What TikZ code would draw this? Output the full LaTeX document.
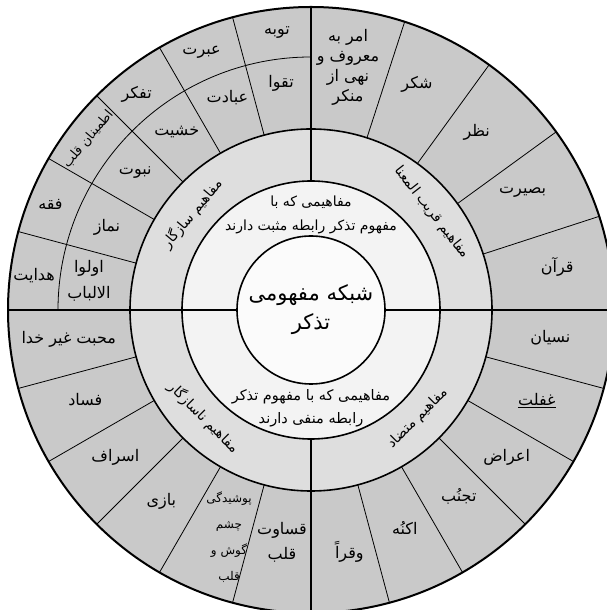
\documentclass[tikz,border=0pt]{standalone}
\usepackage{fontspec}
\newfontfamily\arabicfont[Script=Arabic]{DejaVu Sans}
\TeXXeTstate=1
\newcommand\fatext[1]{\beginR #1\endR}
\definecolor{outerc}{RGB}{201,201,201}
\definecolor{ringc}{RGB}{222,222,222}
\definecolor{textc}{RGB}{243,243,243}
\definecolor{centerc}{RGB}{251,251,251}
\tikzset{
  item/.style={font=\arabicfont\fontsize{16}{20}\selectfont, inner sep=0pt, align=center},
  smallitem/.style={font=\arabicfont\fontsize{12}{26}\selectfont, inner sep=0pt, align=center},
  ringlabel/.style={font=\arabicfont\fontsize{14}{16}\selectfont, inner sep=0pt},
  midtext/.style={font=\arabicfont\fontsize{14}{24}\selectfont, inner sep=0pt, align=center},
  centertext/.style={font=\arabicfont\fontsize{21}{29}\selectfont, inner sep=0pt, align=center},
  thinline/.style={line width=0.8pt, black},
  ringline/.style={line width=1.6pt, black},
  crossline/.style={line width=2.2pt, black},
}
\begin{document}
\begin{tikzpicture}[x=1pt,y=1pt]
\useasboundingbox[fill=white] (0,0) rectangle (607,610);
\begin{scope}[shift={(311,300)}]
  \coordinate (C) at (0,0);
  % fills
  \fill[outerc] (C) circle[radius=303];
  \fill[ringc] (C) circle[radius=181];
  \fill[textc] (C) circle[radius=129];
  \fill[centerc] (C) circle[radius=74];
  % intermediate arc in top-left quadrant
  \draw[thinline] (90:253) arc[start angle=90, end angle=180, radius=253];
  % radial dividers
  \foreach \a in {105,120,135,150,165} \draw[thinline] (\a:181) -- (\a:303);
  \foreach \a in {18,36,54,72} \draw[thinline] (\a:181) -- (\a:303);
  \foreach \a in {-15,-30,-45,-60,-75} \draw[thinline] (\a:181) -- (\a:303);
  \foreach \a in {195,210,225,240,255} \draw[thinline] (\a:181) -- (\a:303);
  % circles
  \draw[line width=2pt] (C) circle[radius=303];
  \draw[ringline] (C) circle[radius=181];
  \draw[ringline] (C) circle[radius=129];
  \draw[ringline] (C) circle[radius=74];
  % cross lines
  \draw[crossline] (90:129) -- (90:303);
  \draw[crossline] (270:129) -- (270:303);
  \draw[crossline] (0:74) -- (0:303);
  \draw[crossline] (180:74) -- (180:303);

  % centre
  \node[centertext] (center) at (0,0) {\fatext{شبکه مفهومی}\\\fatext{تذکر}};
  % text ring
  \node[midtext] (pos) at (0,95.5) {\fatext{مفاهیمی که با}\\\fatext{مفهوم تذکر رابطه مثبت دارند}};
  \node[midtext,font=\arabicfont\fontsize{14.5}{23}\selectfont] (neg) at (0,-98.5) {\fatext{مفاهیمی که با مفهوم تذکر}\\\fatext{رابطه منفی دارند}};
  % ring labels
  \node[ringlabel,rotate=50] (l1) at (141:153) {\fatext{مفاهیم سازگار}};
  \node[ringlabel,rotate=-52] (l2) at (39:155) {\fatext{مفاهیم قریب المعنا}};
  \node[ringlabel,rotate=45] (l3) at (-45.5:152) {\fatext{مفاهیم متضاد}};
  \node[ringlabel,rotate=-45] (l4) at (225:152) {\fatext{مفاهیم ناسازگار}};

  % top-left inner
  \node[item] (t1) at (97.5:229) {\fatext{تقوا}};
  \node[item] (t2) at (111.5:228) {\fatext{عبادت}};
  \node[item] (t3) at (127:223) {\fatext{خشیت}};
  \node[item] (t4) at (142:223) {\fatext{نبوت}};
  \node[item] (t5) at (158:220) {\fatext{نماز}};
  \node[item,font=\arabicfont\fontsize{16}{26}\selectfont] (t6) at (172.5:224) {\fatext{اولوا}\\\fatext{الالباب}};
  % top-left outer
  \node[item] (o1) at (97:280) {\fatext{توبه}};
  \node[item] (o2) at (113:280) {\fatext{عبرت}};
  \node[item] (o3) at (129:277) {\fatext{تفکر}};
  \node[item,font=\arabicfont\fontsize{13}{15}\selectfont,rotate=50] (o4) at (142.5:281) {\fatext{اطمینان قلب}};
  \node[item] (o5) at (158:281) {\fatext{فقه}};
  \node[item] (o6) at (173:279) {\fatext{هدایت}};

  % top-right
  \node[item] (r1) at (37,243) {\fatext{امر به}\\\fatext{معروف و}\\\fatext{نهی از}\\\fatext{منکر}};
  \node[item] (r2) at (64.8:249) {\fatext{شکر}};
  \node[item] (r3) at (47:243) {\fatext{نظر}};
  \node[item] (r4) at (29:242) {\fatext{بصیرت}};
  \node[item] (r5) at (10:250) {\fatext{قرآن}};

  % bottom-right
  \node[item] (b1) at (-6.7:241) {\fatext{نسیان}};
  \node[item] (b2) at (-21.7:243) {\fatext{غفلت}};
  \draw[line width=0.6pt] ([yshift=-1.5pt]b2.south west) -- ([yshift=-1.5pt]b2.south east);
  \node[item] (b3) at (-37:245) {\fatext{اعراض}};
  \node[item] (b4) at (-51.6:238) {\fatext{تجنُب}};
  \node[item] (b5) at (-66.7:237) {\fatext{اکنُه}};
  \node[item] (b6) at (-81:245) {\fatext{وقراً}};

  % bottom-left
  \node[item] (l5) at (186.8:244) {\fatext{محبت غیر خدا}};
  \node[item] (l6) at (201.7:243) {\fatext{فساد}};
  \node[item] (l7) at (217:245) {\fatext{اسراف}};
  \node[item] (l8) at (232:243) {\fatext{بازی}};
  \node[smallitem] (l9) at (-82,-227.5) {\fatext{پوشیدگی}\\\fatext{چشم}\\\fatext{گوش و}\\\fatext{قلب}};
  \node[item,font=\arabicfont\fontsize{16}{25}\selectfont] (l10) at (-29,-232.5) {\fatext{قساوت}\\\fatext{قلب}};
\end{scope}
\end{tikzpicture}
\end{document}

○ ○ ○ ○

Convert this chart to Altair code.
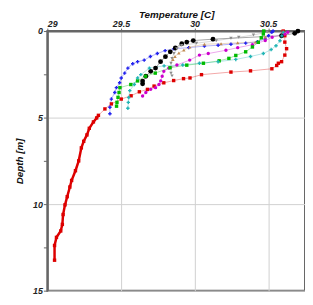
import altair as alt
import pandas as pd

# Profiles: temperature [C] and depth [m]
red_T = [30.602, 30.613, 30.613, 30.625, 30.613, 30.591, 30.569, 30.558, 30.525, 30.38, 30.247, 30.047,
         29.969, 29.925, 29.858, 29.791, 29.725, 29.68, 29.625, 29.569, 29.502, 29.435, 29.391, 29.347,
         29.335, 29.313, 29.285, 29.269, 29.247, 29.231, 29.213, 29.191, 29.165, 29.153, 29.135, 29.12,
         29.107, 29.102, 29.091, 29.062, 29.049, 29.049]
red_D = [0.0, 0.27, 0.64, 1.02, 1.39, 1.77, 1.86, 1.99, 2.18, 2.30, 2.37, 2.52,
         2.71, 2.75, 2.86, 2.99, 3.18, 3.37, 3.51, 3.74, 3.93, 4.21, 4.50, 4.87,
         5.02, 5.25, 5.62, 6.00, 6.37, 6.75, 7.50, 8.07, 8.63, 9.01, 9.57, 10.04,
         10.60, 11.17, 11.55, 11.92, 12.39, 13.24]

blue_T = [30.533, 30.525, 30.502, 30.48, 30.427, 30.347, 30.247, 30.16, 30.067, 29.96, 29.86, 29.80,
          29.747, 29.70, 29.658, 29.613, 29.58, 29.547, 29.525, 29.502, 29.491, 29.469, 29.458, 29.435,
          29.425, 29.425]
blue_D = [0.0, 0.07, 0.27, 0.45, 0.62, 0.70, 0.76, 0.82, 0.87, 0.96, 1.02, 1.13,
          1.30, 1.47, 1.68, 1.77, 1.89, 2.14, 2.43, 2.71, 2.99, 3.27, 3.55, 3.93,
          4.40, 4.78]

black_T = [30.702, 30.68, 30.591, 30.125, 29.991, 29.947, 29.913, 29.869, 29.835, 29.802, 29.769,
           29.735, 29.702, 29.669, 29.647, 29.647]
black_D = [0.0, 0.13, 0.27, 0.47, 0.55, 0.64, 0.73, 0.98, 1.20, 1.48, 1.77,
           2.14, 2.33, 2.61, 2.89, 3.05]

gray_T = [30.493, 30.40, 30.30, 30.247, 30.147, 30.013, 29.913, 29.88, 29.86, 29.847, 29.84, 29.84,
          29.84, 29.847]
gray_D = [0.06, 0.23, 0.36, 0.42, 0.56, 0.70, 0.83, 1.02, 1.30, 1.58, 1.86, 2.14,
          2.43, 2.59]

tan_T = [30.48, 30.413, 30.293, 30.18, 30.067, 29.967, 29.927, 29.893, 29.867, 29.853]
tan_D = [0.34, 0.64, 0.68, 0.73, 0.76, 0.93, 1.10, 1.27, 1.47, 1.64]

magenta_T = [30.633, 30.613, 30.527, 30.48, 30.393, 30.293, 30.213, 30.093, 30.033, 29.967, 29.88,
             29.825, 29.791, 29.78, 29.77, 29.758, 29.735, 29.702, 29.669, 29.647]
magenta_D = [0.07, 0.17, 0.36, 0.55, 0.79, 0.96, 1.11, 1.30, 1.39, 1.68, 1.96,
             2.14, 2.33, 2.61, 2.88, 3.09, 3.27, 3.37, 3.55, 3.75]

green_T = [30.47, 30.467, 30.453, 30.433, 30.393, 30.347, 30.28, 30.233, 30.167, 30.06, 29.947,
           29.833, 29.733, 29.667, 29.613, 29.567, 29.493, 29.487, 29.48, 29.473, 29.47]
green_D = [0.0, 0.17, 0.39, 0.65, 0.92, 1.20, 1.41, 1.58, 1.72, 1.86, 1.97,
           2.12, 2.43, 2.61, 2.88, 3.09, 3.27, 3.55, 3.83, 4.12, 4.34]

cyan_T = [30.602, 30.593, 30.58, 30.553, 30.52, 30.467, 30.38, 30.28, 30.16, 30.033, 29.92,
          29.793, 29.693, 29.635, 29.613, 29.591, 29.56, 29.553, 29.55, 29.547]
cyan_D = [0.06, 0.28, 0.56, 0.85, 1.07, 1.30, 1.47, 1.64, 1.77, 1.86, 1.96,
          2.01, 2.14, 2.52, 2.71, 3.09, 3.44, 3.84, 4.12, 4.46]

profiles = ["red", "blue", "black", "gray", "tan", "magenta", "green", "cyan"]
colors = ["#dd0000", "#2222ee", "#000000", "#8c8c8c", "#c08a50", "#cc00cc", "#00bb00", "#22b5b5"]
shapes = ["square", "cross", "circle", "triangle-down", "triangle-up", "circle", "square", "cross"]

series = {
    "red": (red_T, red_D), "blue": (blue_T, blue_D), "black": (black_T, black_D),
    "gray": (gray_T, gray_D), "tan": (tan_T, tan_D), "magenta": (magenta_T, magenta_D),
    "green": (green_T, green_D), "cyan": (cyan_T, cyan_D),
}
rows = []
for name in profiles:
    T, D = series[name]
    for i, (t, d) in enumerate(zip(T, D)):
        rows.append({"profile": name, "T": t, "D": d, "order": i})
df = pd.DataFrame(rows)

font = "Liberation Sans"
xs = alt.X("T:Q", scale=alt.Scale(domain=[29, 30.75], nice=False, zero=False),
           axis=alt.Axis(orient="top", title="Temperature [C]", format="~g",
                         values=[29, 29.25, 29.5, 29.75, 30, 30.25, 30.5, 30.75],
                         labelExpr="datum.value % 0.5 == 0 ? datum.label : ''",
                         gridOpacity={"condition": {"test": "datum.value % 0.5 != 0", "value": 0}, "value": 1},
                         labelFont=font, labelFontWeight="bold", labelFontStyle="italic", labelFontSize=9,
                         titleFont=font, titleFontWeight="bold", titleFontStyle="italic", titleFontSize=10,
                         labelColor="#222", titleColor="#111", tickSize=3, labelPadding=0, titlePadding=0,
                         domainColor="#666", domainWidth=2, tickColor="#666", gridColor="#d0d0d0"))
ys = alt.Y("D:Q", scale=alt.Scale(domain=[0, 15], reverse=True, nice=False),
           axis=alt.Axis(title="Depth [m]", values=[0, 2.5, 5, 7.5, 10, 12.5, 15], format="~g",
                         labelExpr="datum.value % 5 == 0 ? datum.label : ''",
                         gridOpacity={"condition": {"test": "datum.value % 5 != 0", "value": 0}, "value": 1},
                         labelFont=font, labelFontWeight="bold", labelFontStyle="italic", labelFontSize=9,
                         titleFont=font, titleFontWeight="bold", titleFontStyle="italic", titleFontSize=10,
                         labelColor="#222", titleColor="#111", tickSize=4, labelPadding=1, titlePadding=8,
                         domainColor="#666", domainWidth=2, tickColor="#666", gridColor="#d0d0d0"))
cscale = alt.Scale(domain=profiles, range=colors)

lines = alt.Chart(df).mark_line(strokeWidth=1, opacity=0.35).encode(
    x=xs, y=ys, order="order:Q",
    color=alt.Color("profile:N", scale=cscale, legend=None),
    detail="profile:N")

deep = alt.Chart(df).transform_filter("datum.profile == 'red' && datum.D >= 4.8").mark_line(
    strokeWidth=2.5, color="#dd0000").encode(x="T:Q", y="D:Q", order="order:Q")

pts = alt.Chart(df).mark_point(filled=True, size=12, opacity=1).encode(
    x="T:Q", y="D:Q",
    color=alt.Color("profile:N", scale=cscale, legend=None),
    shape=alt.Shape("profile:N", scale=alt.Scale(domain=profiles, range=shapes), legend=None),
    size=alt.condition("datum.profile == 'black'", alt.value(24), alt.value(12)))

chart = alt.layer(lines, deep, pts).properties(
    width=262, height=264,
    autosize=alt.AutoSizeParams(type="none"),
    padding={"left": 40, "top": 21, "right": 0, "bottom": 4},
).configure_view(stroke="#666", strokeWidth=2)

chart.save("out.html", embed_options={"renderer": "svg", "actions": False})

○ ○ ○ ○

**DIRECTIVE:** Select every line in the material above where the string "this" occurs, and copy it.

**OUTPUT OF THE EXERCISE:**
What TikZ code would draw this? Output the full LaTeX document.
Convert this chart to Altair code.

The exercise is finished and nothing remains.